Open consultation published on The Enterprise Act 2002 (Mergers Involving Newspaper Enterprises and Foreign Powers) Regulations 2024

The Department for Culture, Media & Sport has published an open consultation on the draft Enterprise Act 2002 (Mergers Involving Newspaper Enterprises and Foreign Powers) Regulations 2024 following amendments brought by the government to the Digital Markets, Competition and Consumers Bill to create a new foreign state intervention regime for newspapers and periodic news magazines.

The Regulations will create targeted exemptions for specific types of passive investment up to a low threshold. The consultation is inviting views on the exceptions and thresholds that would apply to state owned investment organisations, diversified businesses, retail investment products, and small shareholdings by an associated person. The consultation is open until 23 May 2024. A summary of the responses will be made public.

Adoption of European Sustainability Reporting Standards (ESRS) postponed

The EU Council has adopted a Directive of the European Parliament and of the Council amending Directive 2013/34/EU as regards the time limits for the adoption of sustainability reporting standards for certain sectors and for certain third-country undertakings. The Directive will postpone the adoption of sector-specific sustainability reporting standards for EU companies and general sustainability reporting standards for non-EU companies to 30 June 2026 to allow companies to focus on the implementation of the first set of ESRS and limit the reporting requirements to a necessary minimum.

Case Law

Drax Smart Generation Holdco Ltd v Scottish Power Retail Holdings Ltd [2024] EWCA Civ 477

Court of Appeal decides on sufficiency of notice of warranty claim

The Court of Appeal has allowed an appeal against a High Court decision that a purchaser’s (Drax) breach of warranty claim under a share purchase agreement was time-barred by a clause that required Drax to notify its claim before a specified date stating in reasonable detail the nature of the claim and the amount claimed. The High Court had considered the purchaser’s notice of claim to be insufficient as the claim set out in the notice was quantified based on loss sustained by the acquired company, rather than on the diminution in value of the acquired shares. The High Court judge had taken the view that the fact that the claim was based on the difference in value of the shares was both 'part of the nature of the claim' and also an essential part of the explanation which would be needed in order to provide the necessary 'reasonable detail' of Drax's calculation of the claim, and this fact had not been stated in the notice.
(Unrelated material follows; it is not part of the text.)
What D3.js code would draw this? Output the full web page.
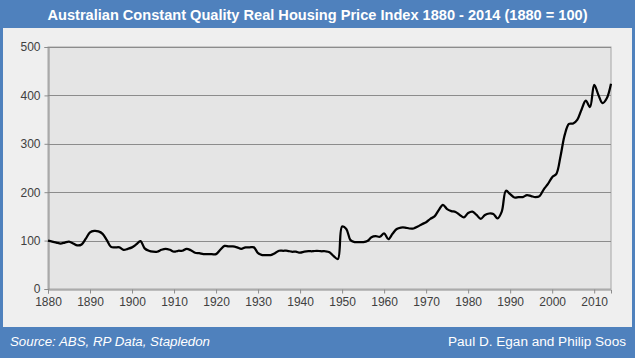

The Court of Appeal disagreed, finding that there was nothing in the language of the clause relating to notice of claim or its commercial purpose which required Drax to spell out that the damages claimed was based on the difference in value of the acquired shares as a result of the alleged breach of warranty. With regards to the amount of the claim, all that was required by the notice of claim was a statement of "...the amount claimed (detailing [the purchaser’s] calculation of the Loss thereby alleged to have been suffered)". The notice did state the amount claimed and provided details of how it had been calculated, and nothing further was required.

Publications

EU Listing Act – briefings for equity and debt issuers

Slaughter and May has published two briefings on the European Commission’s proposed legislative changes relating to the simplification of the EU listing regime. This includes changes to the EU Market Abuse Regulation and EU Prospectus Regulation (expected to come into force later this year), and a proposed new EU Directive to require EU MTFs to permit listing companies with a dual class share structure, which member states will have to implement within two years (that form the package of proposals referred to as the “EU Listing Act”). The briefings discuss the impact of the changes on equity issuers and debt issuers, and how UK rules are likely to develop in parallel with EU legislation or diverge away from it.